Mousing over images and getting information is getting closer to reality

Financial trends and news by Bambi Francisco Roizen
July 19, 2010
Short URL: http://vator.tv/n/10a7

Pixazza, a site whose service has been referred to as a "Google AdSense for Images" on Monday announced it's raised $12 million in a Series B round of funding. The latest round was led by Shasta Ventures, with previous investors - Google Ventures, August Capital, and CMEA Capital - reinvesting as well.

The new funds come just as the Mountain View, Calif-based startup releases a new self-service publishing tool for any publisher to monetize images on their Web site. Want to know where to get a hoodie like Mark Zuckerberg? Well, if VatorNews were integrated with Pixazza, we could "theoretically" tag that sweatshirt and a viewer scrolling over it could see a list of similar items and where to buy them.

Heretofore, Pixazza - which claims to have over 25 million unique visitors per month and is ranked among the 50 largest networks in the U.S., by Quantcast - has been focused on larger publishers, such as Us Magazine and Access Hollywood. Pixazza. Pixazza has partnered with about 75 to 100 publishers, according to Jim Everingham, CTO and founder of Pixazza.

Since inception, it has largely focused on entertainment sites where the paparazzi can easily amass photos of celebrities and their to-die-for outfits. The idea of image-based shopping is logical in that context. Recently, Pixazza expanded to publishers of houseware and sports.
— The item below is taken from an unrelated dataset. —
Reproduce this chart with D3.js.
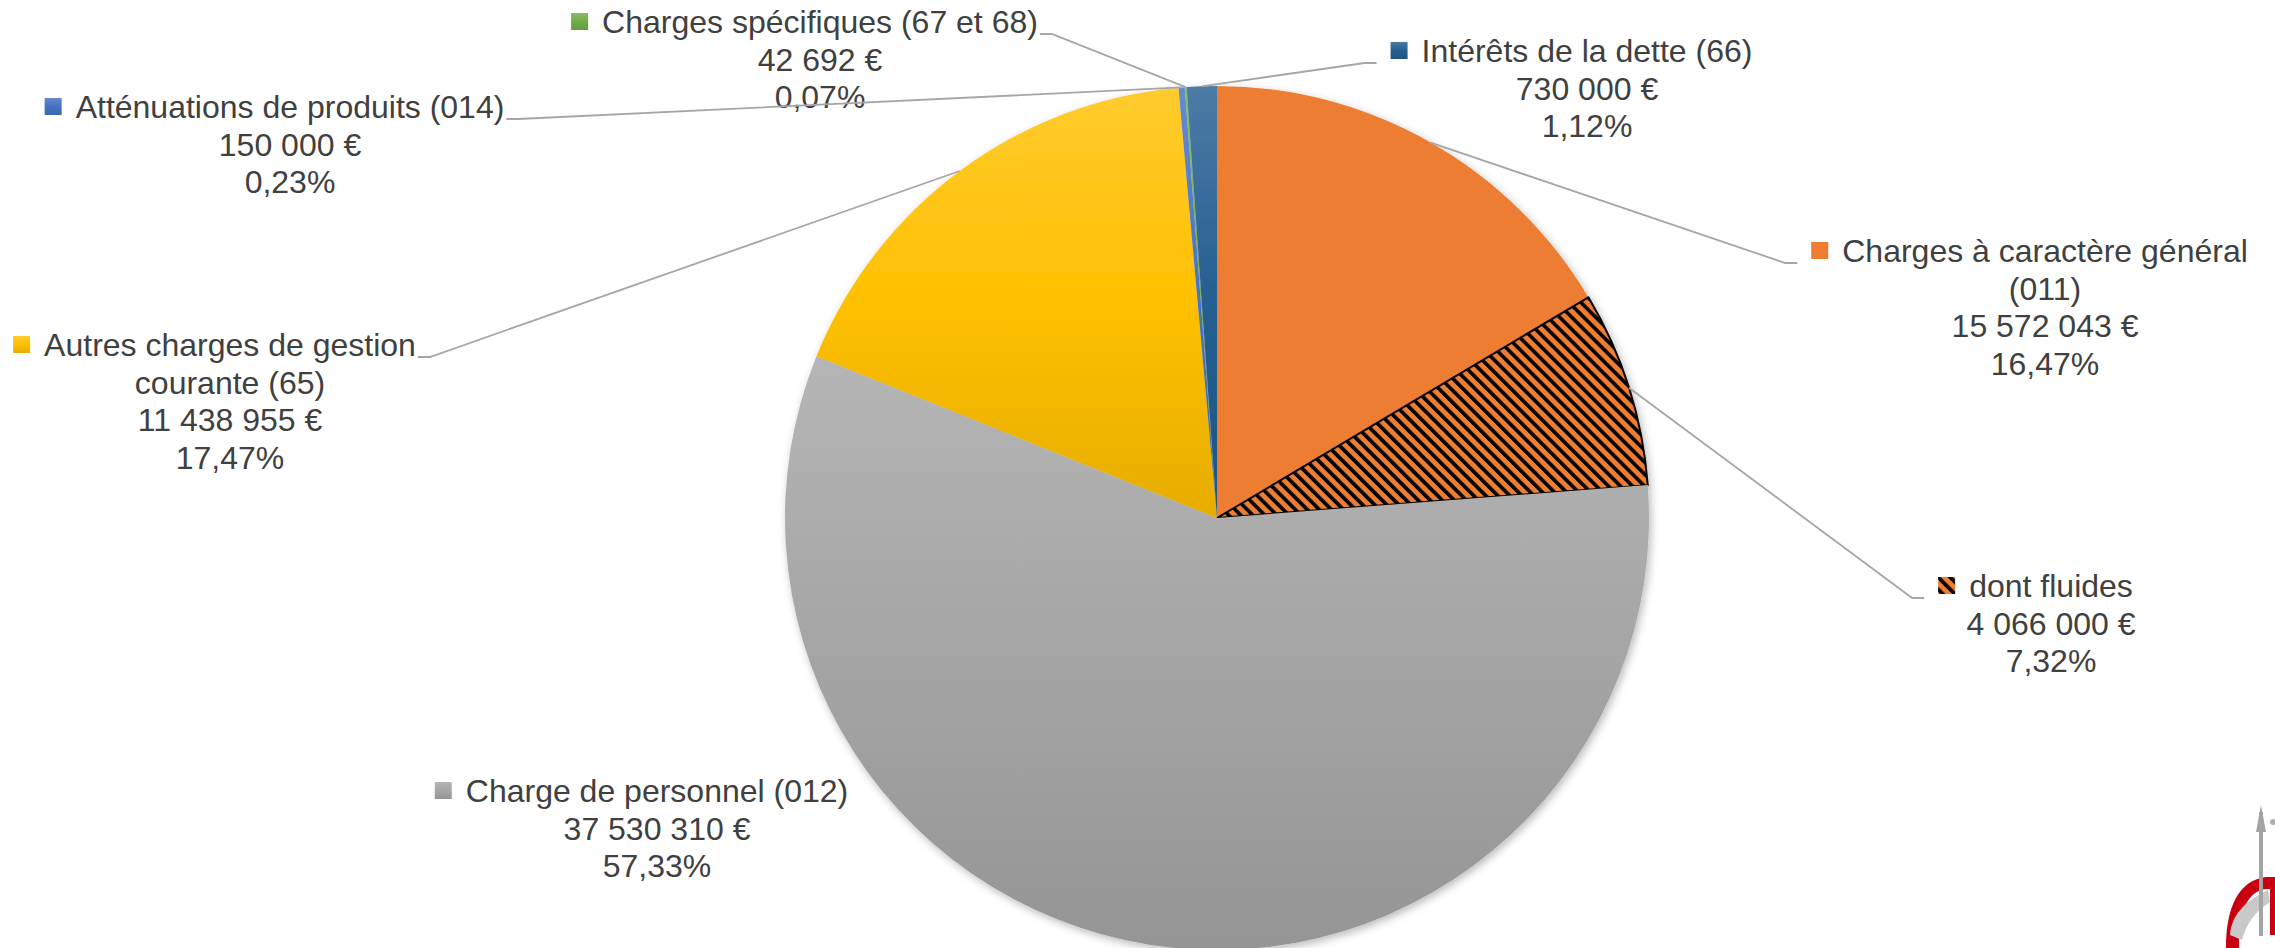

They'll soon be announcing the publishers they've signed up in these verticals. 

For now, they're mainly on entertainment sites.

So, how does Pixazza work? It's not dissimilar to how it works on entertainment magazines, that typically are flush with photos of celebrities with descriptions of their outfits and accessories and where to buy them. 

In like vein, on US Magazine.com, you can find out where to buy Claire Dane's Valentino dress. But what was probably an intern's job at one point - finding matching items for a celebrity's particular clothing or accessory - can now be done via Pixazza. What simplifies the publisher's job even more is that Pixazza will also bring the retailer.

Of course, that means the publishers will have to give Pixazza a cut for matching them with a retailer/advertiser.

Currently, Pixazza has relationships with 75 different retail outlets and has access to 10 million products, which it can display on images for the publishers. If a reader clicks on those images, the retailer/advertiser typically pay per click - anywhere between 10 cents to $2, said Everingham.

If the retailer prefers to pay on a CPA (cost-per-acquisition) basis, then they pay up to 15% of the sales price.

As for the publisher, they too get a cut. If the publisher fee is based on the performance of the ad, or the click-through-rate, the results are apparently better than a display ad, which typically gets about .02%. According to Everingham, CTRs for image-based ads are over 1%. Everingham said that retailers also work with Pixazza on a CPA (cost-per-acquisition) basis, but he wouldn't disclose the conversion rates.

This is no doubt an opportunity for publishers to monetize their photos without doing the extra work of finding matching items and connecting with the retailer to advertise for them. My guess is that just like Google's AdSense, these ads aren't going to drive the publisher's business, but it will be a nice supplement. 

Now, will there be potential challenges around image-based monetization? Yes. It's possible there are legal ramifications to monetizing around images of famous people or their property. That may or may not be Pixazza's problem. But it could be a publisher's problem.

Nonetheless, this way of shopping and gathering information is an unstoppable trend. I'm sure we'll see more of it.

I just can't wait until image-based discovery gets to the point where I can snap a photo of, say a tree, and know its origin, how to take care of it, and where to buy it.